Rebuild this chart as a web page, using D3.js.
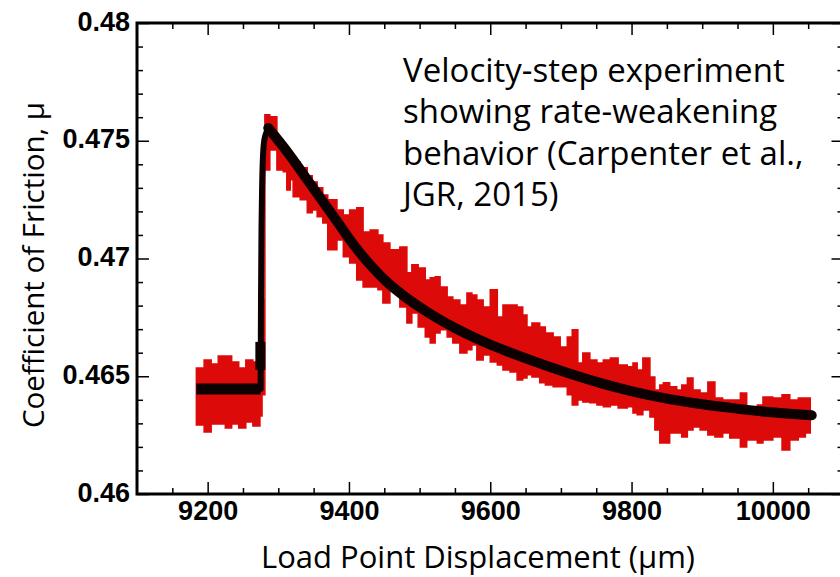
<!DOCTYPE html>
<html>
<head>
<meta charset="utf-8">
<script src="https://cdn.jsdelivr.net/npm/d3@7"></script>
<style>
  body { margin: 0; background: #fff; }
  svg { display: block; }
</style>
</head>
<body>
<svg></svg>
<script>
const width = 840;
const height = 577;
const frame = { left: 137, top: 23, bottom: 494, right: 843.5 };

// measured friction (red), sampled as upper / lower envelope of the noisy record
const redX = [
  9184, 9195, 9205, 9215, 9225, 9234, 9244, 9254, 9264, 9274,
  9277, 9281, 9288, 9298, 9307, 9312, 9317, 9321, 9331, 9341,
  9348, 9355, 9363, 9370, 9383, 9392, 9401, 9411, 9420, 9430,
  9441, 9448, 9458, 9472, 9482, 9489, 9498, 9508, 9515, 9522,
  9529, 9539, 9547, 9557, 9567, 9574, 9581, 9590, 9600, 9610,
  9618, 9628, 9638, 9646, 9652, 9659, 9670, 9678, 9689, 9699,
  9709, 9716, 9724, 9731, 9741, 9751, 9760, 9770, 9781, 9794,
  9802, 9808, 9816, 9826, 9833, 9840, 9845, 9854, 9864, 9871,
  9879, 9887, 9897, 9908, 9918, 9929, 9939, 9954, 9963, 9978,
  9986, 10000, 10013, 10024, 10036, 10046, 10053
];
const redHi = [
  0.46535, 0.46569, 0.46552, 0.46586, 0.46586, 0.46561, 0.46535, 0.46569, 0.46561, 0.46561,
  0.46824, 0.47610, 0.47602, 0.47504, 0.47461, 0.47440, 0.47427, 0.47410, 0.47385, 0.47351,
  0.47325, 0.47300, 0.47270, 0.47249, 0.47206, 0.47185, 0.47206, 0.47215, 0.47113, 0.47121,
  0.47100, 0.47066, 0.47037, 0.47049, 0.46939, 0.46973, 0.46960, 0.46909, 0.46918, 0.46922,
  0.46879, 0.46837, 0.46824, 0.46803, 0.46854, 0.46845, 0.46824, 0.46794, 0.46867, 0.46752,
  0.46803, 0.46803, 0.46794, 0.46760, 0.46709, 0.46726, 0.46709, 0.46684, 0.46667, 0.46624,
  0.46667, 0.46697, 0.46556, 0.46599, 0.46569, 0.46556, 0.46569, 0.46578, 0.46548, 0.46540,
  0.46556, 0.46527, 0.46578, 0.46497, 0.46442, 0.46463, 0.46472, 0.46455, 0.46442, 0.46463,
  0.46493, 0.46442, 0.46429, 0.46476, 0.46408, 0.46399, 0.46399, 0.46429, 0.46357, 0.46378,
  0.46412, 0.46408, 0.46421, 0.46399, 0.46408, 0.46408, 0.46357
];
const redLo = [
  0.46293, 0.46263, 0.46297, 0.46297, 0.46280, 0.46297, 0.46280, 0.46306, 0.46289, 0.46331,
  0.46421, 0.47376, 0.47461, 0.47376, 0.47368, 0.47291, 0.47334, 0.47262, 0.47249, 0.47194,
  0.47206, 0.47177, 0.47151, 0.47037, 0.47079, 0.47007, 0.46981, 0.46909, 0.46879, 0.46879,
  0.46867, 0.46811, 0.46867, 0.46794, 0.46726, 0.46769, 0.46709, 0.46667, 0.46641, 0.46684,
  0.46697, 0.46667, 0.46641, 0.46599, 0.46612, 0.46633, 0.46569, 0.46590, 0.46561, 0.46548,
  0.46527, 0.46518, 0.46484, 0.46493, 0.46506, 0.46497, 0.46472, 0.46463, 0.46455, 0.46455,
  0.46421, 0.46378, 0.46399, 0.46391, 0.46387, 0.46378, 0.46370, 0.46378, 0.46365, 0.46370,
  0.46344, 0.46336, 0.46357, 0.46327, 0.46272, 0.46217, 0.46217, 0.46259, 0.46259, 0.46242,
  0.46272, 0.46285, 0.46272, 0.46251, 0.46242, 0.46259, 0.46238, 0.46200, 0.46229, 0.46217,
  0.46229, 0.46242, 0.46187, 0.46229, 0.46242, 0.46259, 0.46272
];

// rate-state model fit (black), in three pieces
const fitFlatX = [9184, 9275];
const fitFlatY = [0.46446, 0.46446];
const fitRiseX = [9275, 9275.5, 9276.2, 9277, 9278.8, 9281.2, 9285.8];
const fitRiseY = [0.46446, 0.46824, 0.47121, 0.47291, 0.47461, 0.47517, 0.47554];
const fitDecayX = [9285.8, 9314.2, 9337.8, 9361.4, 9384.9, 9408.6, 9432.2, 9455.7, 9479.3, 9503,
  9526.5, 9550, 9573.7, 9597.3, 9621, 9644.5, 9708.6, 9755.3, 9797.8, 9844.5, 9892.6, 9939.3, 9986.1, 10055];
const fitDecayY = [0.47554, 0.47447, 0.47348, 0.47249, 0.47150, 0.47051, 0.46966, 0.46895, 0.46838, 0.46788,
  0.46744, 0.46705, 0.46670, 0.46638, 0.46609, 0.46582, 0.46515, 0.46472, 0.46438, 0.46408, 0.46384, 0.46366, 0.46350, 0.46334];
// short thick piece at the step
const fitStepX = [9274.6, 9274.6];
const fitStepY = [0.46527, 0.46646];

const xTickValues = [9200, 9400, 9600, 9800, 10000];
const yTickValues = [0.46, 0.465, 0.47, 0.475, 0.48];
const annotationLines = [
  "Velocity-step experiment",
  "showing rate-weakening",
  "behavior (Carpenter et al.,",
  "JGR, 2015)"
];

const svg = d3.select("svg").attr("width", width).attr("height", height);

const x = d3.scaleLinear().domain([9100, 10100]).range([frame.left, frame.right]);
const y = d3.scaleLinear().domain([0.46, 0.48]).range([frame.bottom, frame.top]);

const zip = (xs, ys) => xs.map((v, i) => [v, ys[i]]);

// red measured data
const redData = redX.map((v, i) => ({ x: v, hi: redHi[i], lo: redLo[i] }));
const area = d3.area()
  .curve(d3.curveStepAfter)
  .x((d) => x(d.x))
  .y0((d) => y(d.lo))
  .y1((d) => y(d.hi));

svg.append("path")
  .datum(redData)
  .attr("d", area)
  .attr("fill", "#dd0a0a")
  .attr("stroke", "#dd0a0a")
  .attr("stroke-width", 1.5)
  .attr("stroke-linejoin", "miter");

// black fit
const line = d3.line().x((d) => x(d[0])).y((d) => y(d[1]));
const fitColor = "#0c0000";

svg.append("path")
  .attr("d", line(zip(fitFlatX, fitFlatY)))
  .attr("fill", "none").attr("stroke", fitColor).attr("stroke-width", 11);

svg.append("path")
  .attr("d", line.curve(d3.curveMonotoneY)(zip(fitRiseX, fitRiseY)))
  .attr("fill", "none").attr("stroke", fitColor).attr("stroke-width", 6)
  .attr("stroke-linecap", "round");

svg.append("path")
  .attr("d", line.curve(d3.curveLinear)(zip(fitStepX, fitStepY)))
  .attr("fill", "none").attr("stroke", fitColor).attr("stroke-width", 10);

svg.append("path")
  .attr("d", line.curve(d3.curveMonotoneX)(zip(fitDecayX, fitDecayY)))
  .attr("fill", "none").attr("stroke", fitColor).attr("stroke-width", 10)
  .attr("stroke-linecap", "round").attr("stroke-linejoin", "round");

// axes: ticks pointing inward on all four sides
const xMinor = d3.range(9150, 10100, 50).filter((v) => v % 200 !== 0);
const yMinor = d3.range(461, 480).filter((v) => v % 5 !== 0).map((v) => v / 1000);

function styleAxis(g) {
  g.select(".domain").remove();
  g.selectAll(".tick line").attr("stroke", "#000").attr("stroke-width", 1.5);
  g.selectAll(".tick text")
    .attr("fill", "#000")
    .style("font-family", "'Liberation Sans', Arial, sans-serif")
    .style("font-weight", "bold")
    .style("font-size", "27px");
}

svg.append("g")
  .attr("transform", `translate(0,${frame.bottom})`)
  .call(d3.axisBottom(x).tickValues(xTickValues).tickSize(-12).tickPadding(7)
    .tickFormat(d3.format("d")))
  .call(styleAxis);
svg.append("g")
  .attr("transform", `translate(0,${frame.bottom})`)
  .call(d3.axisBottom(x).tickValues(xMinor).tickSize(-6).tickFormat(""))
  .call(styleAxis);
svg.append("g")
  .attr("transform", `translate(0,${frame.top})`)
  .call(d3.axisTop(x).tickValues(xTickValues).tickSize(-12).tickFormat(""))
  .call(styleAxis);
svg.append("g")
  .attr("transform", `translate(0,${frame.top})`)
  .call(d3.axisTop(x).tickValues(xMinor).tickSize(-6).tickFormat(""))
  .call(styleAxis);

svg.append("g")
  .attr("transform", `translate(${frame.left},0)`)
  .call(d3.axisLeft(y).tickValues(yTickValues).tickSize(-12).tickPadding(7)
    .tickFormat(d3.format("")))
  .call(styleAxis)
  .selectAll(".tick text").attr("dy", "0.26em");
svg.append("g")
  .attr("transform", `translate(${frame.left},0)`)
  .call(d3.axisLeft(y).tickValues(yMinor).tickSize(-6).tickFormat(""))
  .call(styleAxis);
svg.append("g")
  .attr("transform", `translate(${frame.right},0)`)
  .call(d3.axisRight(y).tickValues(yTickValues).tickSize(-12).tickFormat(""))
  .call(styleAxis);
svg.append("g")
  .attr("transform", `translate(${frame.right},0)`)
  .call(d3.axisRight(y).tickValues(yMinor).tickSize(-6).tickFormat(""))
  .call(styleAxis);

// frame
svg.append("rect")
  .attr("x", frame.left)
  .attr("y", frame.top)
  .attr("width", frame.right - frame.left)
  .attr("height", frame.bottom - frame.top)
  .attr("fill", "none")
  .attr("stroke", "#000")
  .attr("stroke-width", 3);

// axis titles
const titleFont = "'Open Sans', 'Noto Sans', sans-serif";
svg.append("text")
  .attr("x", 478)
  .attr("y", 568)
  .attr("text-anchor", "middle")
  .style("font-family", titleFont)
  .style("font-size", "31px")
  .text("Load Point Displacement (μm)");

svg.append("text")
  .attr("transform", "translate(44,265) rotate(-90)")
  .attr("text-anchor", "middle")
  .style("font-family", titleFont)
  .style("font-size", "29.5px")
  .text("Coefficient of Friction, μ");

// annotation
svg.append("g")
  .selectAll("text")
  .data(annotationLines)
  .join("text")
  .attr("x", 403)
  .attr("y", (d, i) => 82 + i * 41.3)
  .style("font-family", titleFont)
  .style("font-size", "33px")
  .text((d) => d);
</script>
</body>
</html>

§

• SHORT TASK:
Reproduce exactly the run of lines that opens the listing and closes with the line holding "494, right: 843.5". Pictures are excluded.

• RESULT OF THIS TASK:
Rebuild this chart as a web page, using D3.js.
<!DOCTYPE html>
<html>
<head>
<meta charset="utf-8">
<script src="https://cdn.jsdelivr.net/npm/d3@7"></script>
<style>
  body { margin: 0; background: #fff; }
  svg { display: block; }
</style>
</head>
<body>
<svg></svg>
<script>
const width = 840;
const height = 577;
const frame = { left: 137, top: 23, bottom: 494, right: 843.5 };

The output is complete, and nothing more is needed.